If we leave our financial decisions up to a hunk of modeling clay representing an adamant blob of snow, is it any wonder that many of us turn even crazier?

Need evidence? Just look at Black Friday. Black Friday urgently needed to start by 4 p.m. on Thanksgiving, reminding us of the days when Squanto taught the pilgrims how to survive the long winter’s night lined up outside Wal-Mart. When the fights in the stores are bloodier than the Call of Duty games they are being waged over, you know that some weird bells are getting jingled.

Granted, I don’t think that buying a few things over the holidays is something that enslaves us to a chain of rampant consumerism bent on sucking out our individuality.

Admittedly, lots of things are much cheaper when we buy them during the holidays. If it’s something we were probably going to buy anyway, it’s a smart move to buy it now. In addition, few of us have the attention span to make our own gifts (that aren’t more abominable than that snowman). Buying a couple of things to make us happy doesn’t automatically sell our soul to Santa, who rides off with it in a dark chariot pulled by flaming reindeer.

The key to enjoying the holidays is a sense of balance. If you lose the balance in one direction, you end up with a cold, pessimistic view of Christmas. If toppled to the opposite side, you become a prisoner of Xbox One and busted college funds.

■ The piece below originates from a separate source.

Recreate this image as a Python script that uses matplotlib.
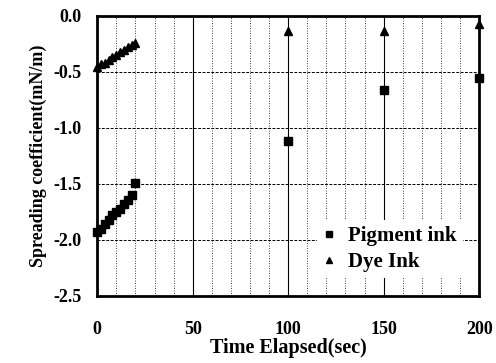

Christmas shopping is something that we can enjoy, but it can easily be taken too far. It’s an important and pretty essential component of the holiday season (not to mention the national economy), but we need to keep it in perspective. If we lose ourselves in empty consumerism, we become blind to the main purpose of the holiday: becoming closer to the newborn King, who will give us more happiness than anything found on the store shelves.